By Aaron Runyon
Race Date: 10/1/16
I struggle to write a meaningful race report without sounding cliche. I want to say things like, "life is unpredictable," "just have fun," "goals aren't always meant to be accomplished," and even "enjoy the experience." But as race day unfolded for the Santa Rosa Island Tri these were the things that came to mind. Why? I think it is because triathlon, and endurance sports in general, are a mirror for life. In such a short amount of time, a single race, you can experience such an array of emotions. Anticipation, excitement, joy, pain, frustration, hopelessness and so many more. Considering you often experience these with some of your closest friends and family it is no wonder that I often leave races feeling as if I have lived a whole lifetime in a matter of hours. To me, this is why trying to describe triathlon elicits larger than life, often cliche, statements that people have used, and over used, to attempt to capture life's experiences.

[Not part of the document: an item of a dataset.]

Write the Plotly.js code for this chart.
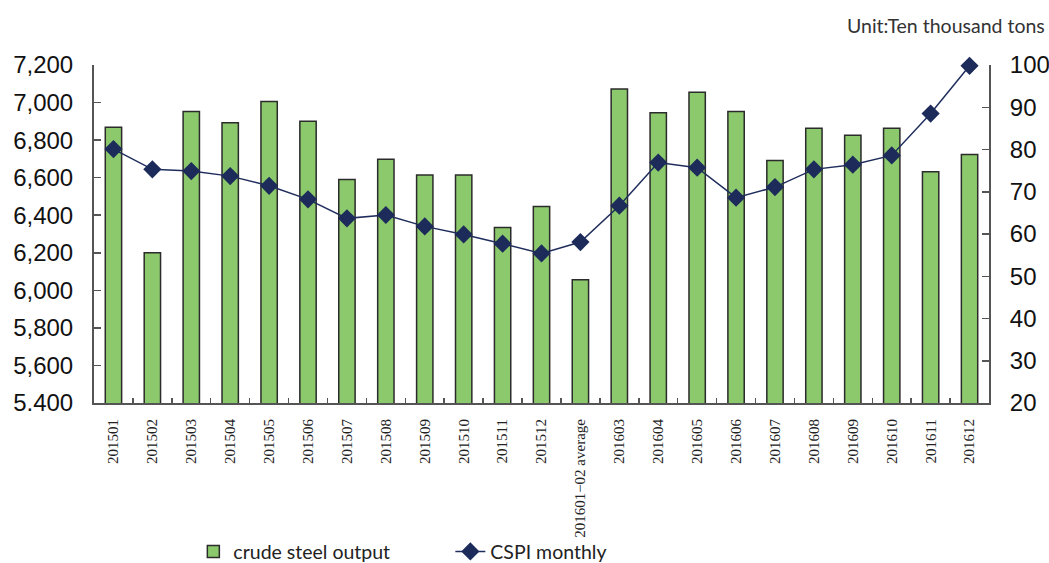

After several years of challenging weather Saturday blessed those who raced with near perfect conditions. SRI Tri is a bookend race for me. Not just the last race of my tri season but a chance to see friends one last time before winter drives me to other activities. I spent the morning taking the time to talk with people, including jokes about whether myself or another team member would have the slowest swim split (I won) and as I walked down the beach to the swim start and the sun was just cresting the horizon illuminating the glassy surface of the gulf I thought, "enjoy the experience."
Fast forward to the run and I was thinking the almost exact opposite. It felt terrible as it always does. And, as I was unsuccessfully chasing first place in my age group I was thinking, "goals aren't always meant to be accomplished." We learn more from failure.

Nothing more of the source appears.